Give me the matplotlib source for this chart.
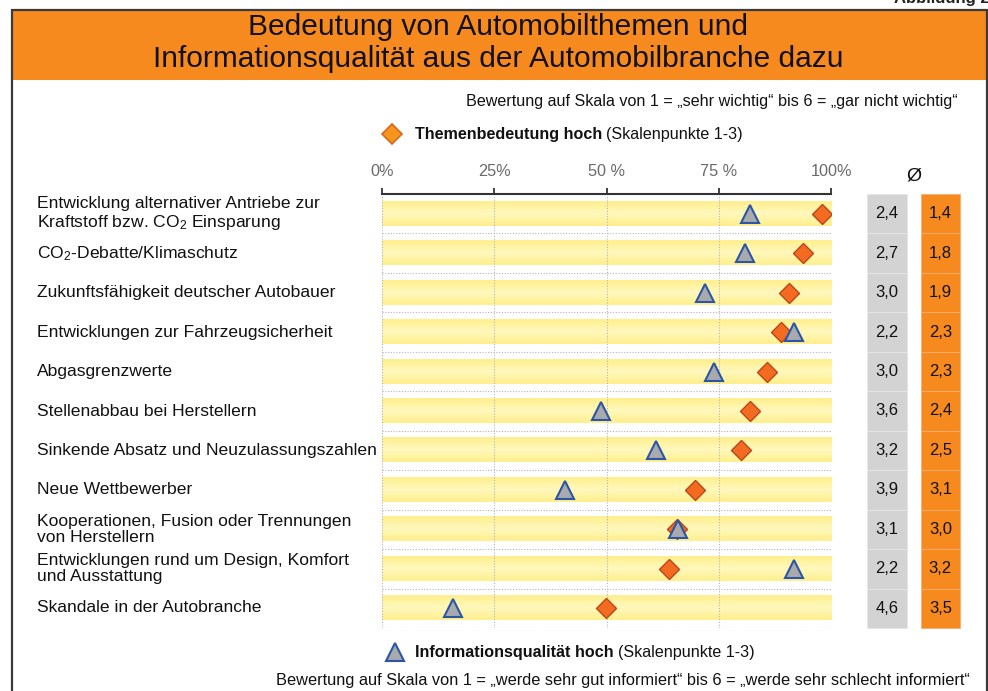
import numpy as np
import matplotlib
matplotlib.use("Agg")
import matplotlib.pyplot as plt
from matplotlib.patches import Rectangle
from matplotlib.colors import LinearSegmentedColormap

plt.rcParams['font.family'] = ['Liberation Sans', 'DejaVu Sans']
plt.rcParams['mathtext.fontset'] = 'custom'
plt.rcParams['mathtext.rm'] = 'Liberation Sans'
plt.rcParams['mathtext.it'] = 'Liberation Sans'

# data
themen = ["Entwicklung alternativer Antriebe zur\nKraftstoff bzw. CO$_2$ Einsparung",
          "CO$_2$-Debatte/Klimaschutz",
          "Zukunftsfähigkeit deutscher Autobauer",
          "Entwicklungen zur Fahrzeugsicherheit",
          "Abgasgrenzwerte",
          "Stellenabbau bei Herstellern",
          "Sinkende Absatz und Neuzulassungszahlen",
          "Neue Wettbewerber",
          "Kooperationen, Fusion oder Trennungen\nvon Herstellern",
          "Entwicklungen rund um Design, Komfort\nund Ausstattung",
          "Skandale in der Autobranche"]
bedeutung = [97.9, 93.8, 90.7, 88.9, 85.8, 82.0, 80.0, 69.8, 65.8, 64.0, 49.9]
info_quali = [82.0, 80.8, 71.9, 91.8, 73.9, 48.7, 61.0, 40.8, 65.9, 91.8, 15.9]
mw_info = ["2,4", "2,7", "3,0", "2,2", "3,0", "3,6", "3,2", "3,9", "3,1", "2,2", "4,6"]
mw_bedeutung = ["1,4", "1,8", "1,9", "2,3", "2,3", "2,4", "2,5", "3,1", "3,0", "3,2", "3,5"]
xticks = [0, 25, 50, 75, 100]
xticklabels = ["0%", "25%", "50 %", "75 %", "100%"]

W, H = 988, 691
fig = plt.figure(figsize=(W / 100, H / 100), dpi=100)
fig.patch.set_facecolor('white')

# overlay for frame / header / texts (pixel coords)
deco = fig.add_axes([0, 0, 1, 1])
deco.set_xlim(0, W)
deco.set_ylim(H, 0)
deco.axis('off')

orange = '#F68A1F'
deco.add_patch(Rectangle((12, 10), 975, 70, facecolor=orange, edgecolor='none'))
deco.plot([12, 12, 987, 987], [H + 5, 10, 10, H + 5], color='#3a3a3a', lw=1.6,
          solid_joinstyle='miter')

deco.text(498, 43, "Bedeutung von Automobilthemen und\nInformationsqualität aus der Automobilbranche dazu",
          ha='center', va='center', fontsize=21.5, linespacing=1.2, color='#111111')
deco.text(958, 101, "Bewertung auf Skala von 1 = „sehr wichtig“ bis 6 = „gar nicht wichtig“",
          ha='right', va='center', fontsize=11.6, color='#111111')
deco.text(990, 3, "Abbildung 2", ha='right', va='baseline', fontsize=12,
          fontweight='bold', color='#222222')
deco.text(970, 681, "Bewertung auf Skala von 1 = „werde sehr gut informiert“ bis 6 = „werde sehr schlecht informiert“",
          ha='right', va='center', fontsize=11.8, color='#111111')

# legends
deco.plot([392], [134], marker='D', ms=10, mfc='#F7941D', mec='#D2691E', mew=1.2, ls='none')
deco.plot([395], [652], marker='^', ms=13.5, mfc='#A8AAAD', mec='#2B56A8', mew=1.5, ls='none')

fig.canvas.draw()
renderer = fig.canvas.get_renderer()


def two_part(x, y, bold, rest):
    t = deco.text(x, y, bold, ha='left', va='center', fontsize=11.6, fontweight='bold', color='#111111')
    bb = t.get_window_extent(renderer=renderer)
    deco.text(bb.x1 + 4, y, rest, ha='left', va='center', fontsize=11.6, color='#111111')


two_part(415, 134, "Themenbedeutung hoch", "(Skalenpunkte 1-3)")
two_part(415, 653, "Informationsqualität hoch", "(Skalenpunkte 1-3)")

# row labels
for i, lab in enumerate(themen):
    y = 214 + i * 39.4
    deco.text(37, y, lab, ha='left', va='center', fontsize=12.6, linespacing=1.1, color='#111111')

deco.text(914, 176, "Ø", ha='center', va='center', fontsize=14, color='#111111')

# main chart axes
x0, x1 = 382, 831
y_top, y_bot = 194, 628
ax = fig.add_axes([x0 / W, 1 - y_bot / H, (x1 - x0) / W, (y_bot - y_top) / H])
ax.set_zorder(2)
ax.patch.set_alpha(0)
n = len(themen)
rows = np.arange(n)

# yellow bands with vertical gradient
grad = np.abs(np.linspace(-1, 1, 64))[:, None]
cmap = LinearSegmentedColormap.from_list('band', ['#FFF8BE', '#FFEF8C'])
band_h = 0.61
for r in rows:
    ax.imshow(grad, cmap=cmap, aspect='auto', extent=[0, 100, r + band_h / 2, r - band_h / 2],
              zorder=1, vmin=0, vmax=1)
ax.set_xlim(0, 100)
ax.set_ylim(n - 0.5, -0.5)

# dotted grid
for xv in xticks:
    ax.axvline(xv, color='#b5b5b5', lw=0.8, ls=(0, (1, 1.5)), zorder=2)
for r in rows:
    ax.axhline(r + 0.5, color='#b5b5b5', lw=0.8, ls=(0, (1, 1.5)), zorder=2)

ax.plot(bedeutung, rows, ls='none', marker='D', ms=10, mfc='#F26B21', mec='#B9461A', mew=1.0, zorder=4)
ax.plot(info_quali, rows, ls='none', marker='^', ms=13.5, mfc='#A8AAAD', mec='#2B56A8', mew=1.5, zorder=5)

# mean value columns
ax.barh(rows, 8.9, left=108.0, height=1.0, color='#D3D3D3', edgecolor='#e6e6e6', lw=0.6, clip_on=False)
ax.barh(rows, 8.7, left=120.0, height=1.0, color='#F68A1F', edgecolor='#f8b070', lw=0.6, clip_on=False)
for r in rows:
    ax.text(112.45, r, mw_info[r], ha='center', va='center', fontsize=12, color='#111111')
    ax.text(124.35, r, mw_bedeutung[r], ha='center', va='center', fontsize=12, color='#111111')

# axis styling
for s in ['left', 'right', 'bottom']:
    ax.spines[s].set_visible(False)
ax.spines['top'].set_color('#333333')
ax.spines['top'].set_linewidth(1.5)
ax.xaxis.tick_top()
ax.set_xticks(xticks)
ax.set_xticklabels(xticklabels)
ax.tick_params(axis='x', direction='out', length=4, width=1.3, color='#333333',
               labelsize=11.7, labelcolor='#6a6a6a', pad=7)
ax.set_yticks([])

fig.savefig('out.png', dpi=100)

● What the task requires: Exactly as written, please give again the lines from the beginning of the listing through the line containing "from matplotlib.colors import", inclusive, without any pictures.

● Solution to this exercise:
Give me the matplotlib source for this chart.
import numpy as np
import matplotlib
matplotlib.use("Agg")
import matplotlib.pyplot as plt
from matplotlib.patches import Rectangle
from matplotlib.colors import LinearSegmentedColormap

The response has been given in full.